While Hollywood's success - its persistence - has remained constant for almost one hundred years, the study of its success has undergone significant expansion and transformation. Since the 1960s, Thomas Elsaesser's research has spearheaded the study of Hollywood, beginning with his classic essays on auteurism and cinephilia, focused around a director's themes and style, up to his analysis of the "corporate authorship" of contemporary director James Cameron. In between, he has helped to transform film studies by incorporating questions of narrative, genre, desire, ideology and, more recently, Hollywood's economic-technological infrastructure and its place within global capitalism.
The Persistence of Hollywood brings together Elsaesser's key writings about Hollywood filmmaking. It includes his detailed studies of individual directors (including Minnelli, Fuller, Ray, Hitchcock, Lang, Altman, Kubrick, Coppola, and Cameron), as well as essays charting the shifts from classic to corporate Hollywood by way of the New Hollywood and the resurgence of the blockbuster. The book also presents a history of the different critical-theoretical paradigms central to film studies in its analysis of Hollywood, from auteurism and cinephilia to textual analysis, Marxism, psychoanalysis, and post-industrial analysis.
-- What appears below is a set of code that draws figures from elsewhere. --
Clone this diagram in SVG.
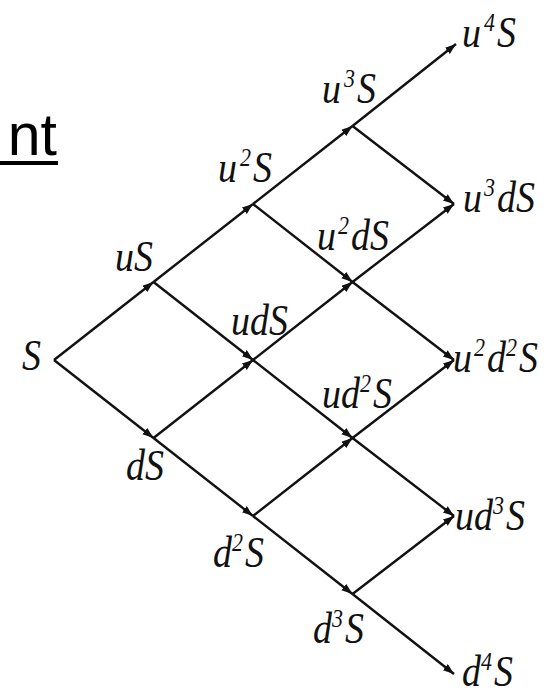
<svg xmlns="http://www.w3.org/2000/svg" width="559" height="696" viewBox="0 0 559 696">
<style>
.e{stroke:#111;stroke-width:2.4;fill:none;marker-end:url(#ah)}
.l{font-family:"Liberation Serif",serif;font-style:italic;font-size:38px;fill:#111}
.sp{font-size:22px}
.t{font-family:"Liberation Sans",sans-serif;font-size:59px;fill:#000}
</style>
<defs>
<marker id="ah" markerUnits="userSpaceOnUse" markerWidth="12" markerHeight="10" refX="11" refY="4" orient="auto">
<path d="M0,0 L11,4 L0,8 z" fill="#111"/>
</marker>
</defs>
<rect width="559" height="696" fill="#fff"/>
<g id="title">
<text class="t" x="57" y="155" text-anchor="end">nt</text>
<rect x="0" y="161" width="58" height="4" fill="#000"/>
</g>
<g id="connectors">
<line class="e" x1="54" y1="360" x2="153.5" y2="282"/>
<line class="e" x1="54" y1="360" x2="153.5" y2="438"/>
<line class="e" x1="153.5" y1="282" x2="253" y2="204"/>
<line class="e" x1="153.5" y1="282" x2="253" y2="360"/>
<line class="e" x1="153.5" y1="438" x2="253" y2="360"/>
<line class="e" x1="153.5" y1="438" x2="253" y2="516"/>
<line class="e" x1="253" y1="204" x2="352.5" y2="126"/>
<line class="e" x1="253" y1="204" x2="352.5" y2="282"/>
<line class="e" x1="253" y1="360" x2="352.5" y2="282"/>
<line class="e" x1="253" y1="360" x2="352.5" y2="438"/>
<line class="e" x1="253" y1="516" x2="352.5" y2="438"/>
<line class="e" x1="253" y1="516" x2="352.5" y2="594"/>
<line class="e" x1="352.5" y1="126" x2="456" y2="44"/>
<line class="e" x1="352.5" y1="126" x2="454" y2="204"/>
<line class="e" x1="352.5" y1="282" x2="454" y2="204"/>
<line class="e" x1="352.5" y1="282" x2="454" y2="360"/>
<line class="e" x1="352.5" y1="438" x2="454" y2="360"/>
<line class="e" x1="352.5" y1="438" x2="454" y2="516"/>
<line class="e" x1="352.5" y1="594" x2="454" y2="516"/>
<line class="e" x1="352.5" y1="594" x2="454" y2="674"/>
</g>
<g id="n-S"><text class="l" transform="translate(22 370) scale(1 1.15)">S</text></g>
<g id="n-uS"><text class="l" transform="translate(115 271) scale(1 1.15)">uS</text></g>
<g id="n-dS"><text class="l" transform="translate(126 480) scale(1 1.15)">dS</text></g>
<g id="n-u2S"><text class="l" transform="translate(218 182) scale(1 1.15)">u<tspan class="sp" dx="3" dy="-14">2</tspan><tspan dx="2" dy="14">S</tspan></text></g>
<g id="n-udS"><text class="l" transform="translate(231 335) scale(1 1.15)">udS</text></g>
<g id="n-d2S"><text class="l" transform="translate(213 567) scale(1 1.15)">d<tspan class="sp" dy="-14">2</tspan><tspan dx="2" dy="14">S</tspan></text></g>
<g id="n-u3S"><text class="l" transform="translate(322 103) scale(1 1.15)">u<tspan class="sp" dx="3" dy="-14">3</tspan><tspan dx="2" dy="14">S</tspan></text></g>
<g id="n-u2dS"><text class="l" transform="translate(317 250) scale(1 1.15)">u<tspan class="sp" dx="2" dy="-14">2</tspan><tspan dx="2" dy="14">dS</tspan></text></g>
<g id="n-ud2S"><text class="l" transform="translate(322 408) scale(1 1.15)">ud<tspan class="sp" dy="-14">2</tspan><tspan dx="2" dy="14">S</tspan></text></g>
<g id="n-d3S"><text class="l" transform="translate(313 643) scale(1 1.15)">d<tspan class="sp" dy="-14">3</tspan><tspan dx="2" dy="14">S</tspan></text></g>
<g id="n-u4S"><text class="l" transform="translate(462 47) scale(1 1.15)">u<tspan class="sp" dx="3" dy="-14">4</tspan><tspan dx="2" dy="14">S</tspan></text></g>
<g id="n-u3dS"><text class="l" transform="translate(463 212) scale(1 1.15)">u<tspan class="sp" dx="2" dy="-14">3</tspan><tspan dx="2" dy="14">dS</tspan></text></g>
<g id="n-u2d2S"><text class="l" transform="translate(453 372) scale(1 1.15)">u<tspan class="sp" dx="2" dy="-14">2</tspan><tspan dx="2" dy="14">d</tspan><tspan class="sp" dy="-14">2</tspan><tspan dx="2" dy="14">S</tspan></text></g>
<g id="n-ud3S"><text class="l" transform="translate(455 530) scale(1 1.15)">ud<tspan class="sp" dy="-14">3</tspan><tspan dx="2" dy="14">S</tspan></text></g>
<g id="n-d4S"><text class="l" transform="translate(462 686) scale(1 1.15)">d<tspan class="sp" dy="-14">4</tspan><tspan dx="2" dy="14">S</tspan></text></g>
</svg>
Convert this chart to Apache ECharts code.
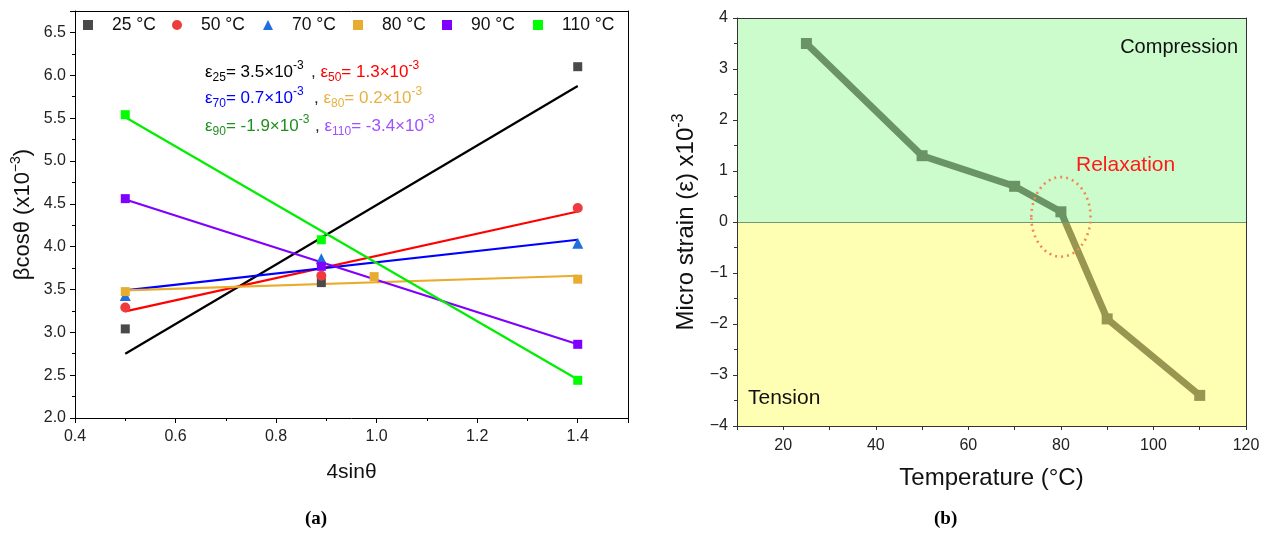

About the Author: Thomas Elsaesser is Professor Emeritus of Film and Television Studies at the University of Amsterdam and, since 2006, Visiting Professor at Yale University. Among his recent books as author are: Weimar Cinema and After (Routledge, 2000); Metropolis (BFI, 2000); Studying Contemporary American Film (Hodder, 2002, with Warren Buckland); European Cinema: Face to Face with Hollywood (Amsterdam University Press, 2005); Film Theory: An Introduction Through the Senses (Routledge, 2010, with Malte Hagener).